DEAD - ABRAHAM MONNETT

“Those who Knew Him Best will Miss Him Most”

"Again, it becomes our unpleasant duty to announce the death of one of our old and respected citizens. Abraham Monnett, who departed this life at his late residence in Bucyrus, last Saturday evening, about seven o’clock, in the 70th year of his age.

"The deceased had been suffering for three or four years with Calculus of the bladder, for which on Friday last Dr. Hamilton of Columbus, performed an operation, at the same time expressing his fears as to Mr. Monnett’s ultimate recovery saying that it was too late he feared; that had the operation been performed five weeks ago, when the deceased was first taken down sick, there would have been hopes for him.  Dr. Hamilton’s opinion proved to be true. 

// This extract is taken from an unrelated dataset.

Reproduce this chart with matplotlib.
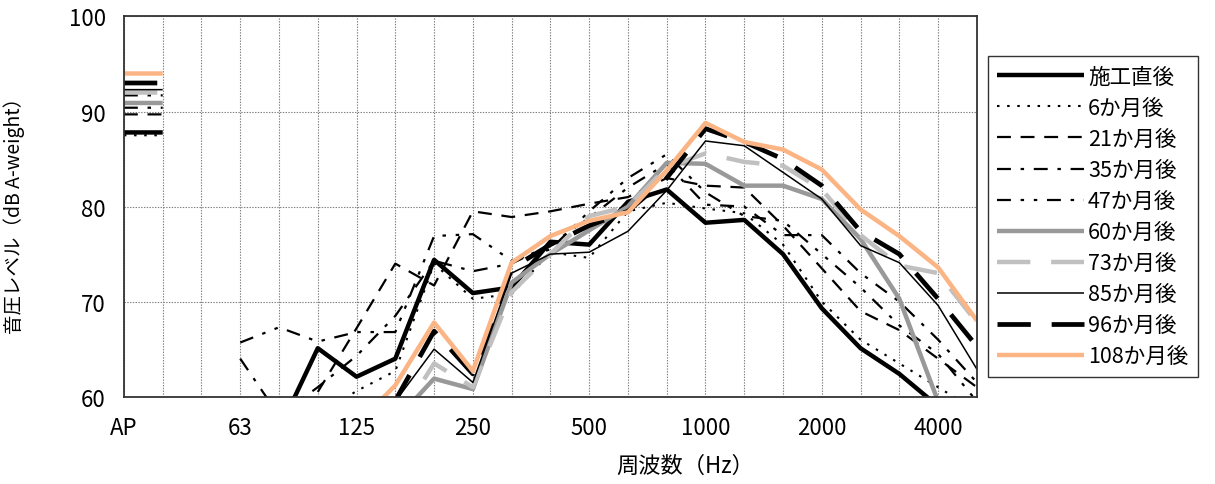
import numpy as np
import matplotlib
matplotlib.use("Agg")
import matplotlib.pyplot as plt

plt.rcParams['font.family'] = ['Noto Sans CJK JP', 'DejaVu Sans']
plt.rcParams['lines.scale_dashes'] = False

# categories (AP occupies two slots, then an empty slot)
categories = ['AP', '', '', '63', '80', '100', '125', '160', '200', '250', '315',
              '400', '500', '630', '800', '1000', '1250', '1600', '2000', '2500',
              '3150', '4000', '5000']
tick_labels = ['AP', '63', '125', '250', '500', '1000', '2000', '4000']

series_names = ['施工直後', '6か月後', '21か月後', '35か月後', '47か月後',
                '60か月後', '73か月後', '85か月後', '96か月後', '108か月後']

nan = np.nan
# AP values
ap_values = [87.8, 87.5, 89.7, 91.7, 90.4, 90.9, 92.0, 92.3, 93.0, 94.0]

# band values 63 Hz ... 5000 Hz
s00 = [55.0, 56.5, 65.1, 62.1, 64.0, 74.4, 70.9, 71.5, 76.3, 76.0, 80.5, 81.8, 78.3, 78.6, 75.0, 69.3, 65.1, 62.4, 59.0, 57.0]
s06 = [nan, 57.0, 58.0, 60.6, 62.7, 74.0, 70.3, 70.8, 75.2, 74.6, 79.5, 80.4, 79.8, 79.3, 76.0, 70.0, 66.0, 63.5, 61.0, 58.5]
s21 = [nan, nan, 60.5, 67.2, 74.0, 71.7, 79.5, 78.9, 79.5, 80.3, 81.0, 83.0, 82.2, 82.0, 78.0, 73.5, 69.0, 67.0, 64.0, 61.0]
s35 = [64.0, 58.0, 61.0, 64.3, 68.5, 74.3, 73.2, 74.0, 76.0, 78.8, 82.0, 84.5, 80.2, 80.0, 77.0, 77.0, 73.0, 70.0, 66.0, 61.5]
s47 = [65.7, 67.3, 65.8, 66.8, 66.8, 76.9, 77.1, 74.3, 75.5, 79.5, 83.0, 85.5, 81.5, 79.0, 78.5, 75.0, 71.5, 67.5, 64.5, 59.5]
s60 = [nan, nan, nan, 55.0, 57.5, 61.9, 60.8, 72.0, 75.0, 77.5, 80.0, 84.6, 84.5, 82.2, 82.2, 80.8, 76.6, 70.3, 59.5, 55.0]
s73 = [nan, nan, nan, nan, 57.0, 63.5, 61.0, 71.0, 75.0, 79.0, 80.0, 84.1, 85.6, 84.7, 84.3, 81.8, 77.0, 73.8, 73.0, 67.8]
s85 = [nan, nan, nan, 55.0, 59.5, 65.0, 61.5, 73.0, 75.0, 75.2, 77.4, 81.7, 86.9, 86.4, 83.6, 80.8, 75.9, 74.1, 69.6, 62.9]
s96 = [nan, nan, nan, 55.0, 59.6, 66.9, 62.4, 73.5, 76.0, 78.0, 79.5, 83.0, 88.2, 86.8, 85.0, 82.2, 77.4, 75.0, 70.3, 65.3]
s108 = [nan, nan, nan, 57.0, 61.2, 67.8, 62.7, 74.1, 76.9, 78.5, 79.4, 83.8, 88.8, 86.8, 86.0, 83.9, 79.7, 76.9, 73.6, 68.0]

band_data = [s00, s06, s21, s35, s47, s60, s73, s85, s96, s108]

styles = [
    dict(color='black', lw=3.2, ls='-'),
    dict(color='black', lw=1.5, ls=(0, (1.8, 5.5))),
    dict(color='black', lw=1.6, ls=(0, (10, 7))),
    dict(color='black', lw=1.6, ls=(0, (10, 7, 2.5, 7))),
    dict(color='black', lw=1.6, ls=(0, (10, 7, 2.5, 7, 2.5, 7))),
    dict(color='#999999', lw=3.2, ls='-'),
    dict(color='#c0c0c0', lw=3.2, ls=(0, (24, 15))),
    dict(color='black', lw=1.1, ls='-'),
    dict(color='black', lw=3.4, ls=(0, (24, 15))),
    dict(color='#fbb484', lw=3.2, ls='-'),
]

fig = plt.figure(figsize=(12.15, 4.85), dpi=100)
ax = fig.add_axes([0.102, 0.180, 0.702, 0.784])

x = np.arange(len(categories))
for name, ap, band, st in zip(series_names, ap_values, band_data, styles):
    y = np.array([ap, ap, nan] + list(band), dtype=float)
    ax.plot(x, y, label=name, solid_capstyle='butt', dash_capstyle='butt',
            **st)

ax.set_xlim(0, len(categories) - 1)
ax.set_ylim(60, 100)
ax.set_xticks(x)
ax.set_xticklabels([c if c in tick_labels else '' for c in categories])
ax.set_yticks([60, 70, 80, 90, 100])
ax.tick_params(axis='both', length=0, labelsize=16)
ax.tick_params(axis='x', pad=14)
ax.tick_params(axis='y', pad=13)
ax.grid(True, color='#808080', lw=0.8, ls=(0, (1, 1)))
ax.set_axisbelow(True)
for sp in ax.spines.values():
    sp.set_color('#333333')
    sp.set_linewidth(1.3)

ax.set_xlabel('周波数（Hz）', fontsize=16)
ax.xaxis.set_label_coords(0.658, -0.15)
ax.set_ylabel('音圧レベル（dB A-weight）', fontsize=14)
ax.yaxis.set_label_coords(-0.116, 0.49)

leg = fig.legend(loc='upper left', bbox_to_anchor=(0.813, 0.882),
                 fontsize=15.5, frameon=True, fancybox=False,
                 edgecolor='black', handlelength=4.0, handletextpad=0.2,
                 labelspacing=0.42, borderpad=0.45, borderaxespad=0)
leg.get_frame().set_linewidth(1.0)

fig.savefig('out.png', dpi=100)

"Mr. Monnett leaves a widow (who is his second wife, he having buried his first wife seven years ago) and twelve children, all married; he also leaves the largest personal estate ever left by one by one person in this part of Ohio.  Besides, he leaves a record as being one of the best business men in the county.    He was a man of extra good judgment and of few words, but was always to the point and correct.  When he made a purchase he used no scheme or unnecessary conversation; he was a liberal man in every respect.

"He was born in Virginia but came here from Circleville, O. and was a resident in this part of Central Ohio for some fifty years.

"He was one of the original stockholders in the Bank of Marion in 1851, and has continued in that Bank and its successors until the present time being President of this Bank for about twenty years.  J.J. Hane has been associated with Mr. Monnett in the banking business for 24 years.  E. Durfee has been with them for over eighteen years.

"Mr. Monnett was also President of the Crawford County Agricultural Society and a principal owner in the Crawford County Fair Grounds; and was at one time President of the Marion County Fair Association.  In every particular he was a model, without the faults that sometime characterizes men of means. 

"His remains were interred today in the Monnett Cemetery, some 12 miles north of this city."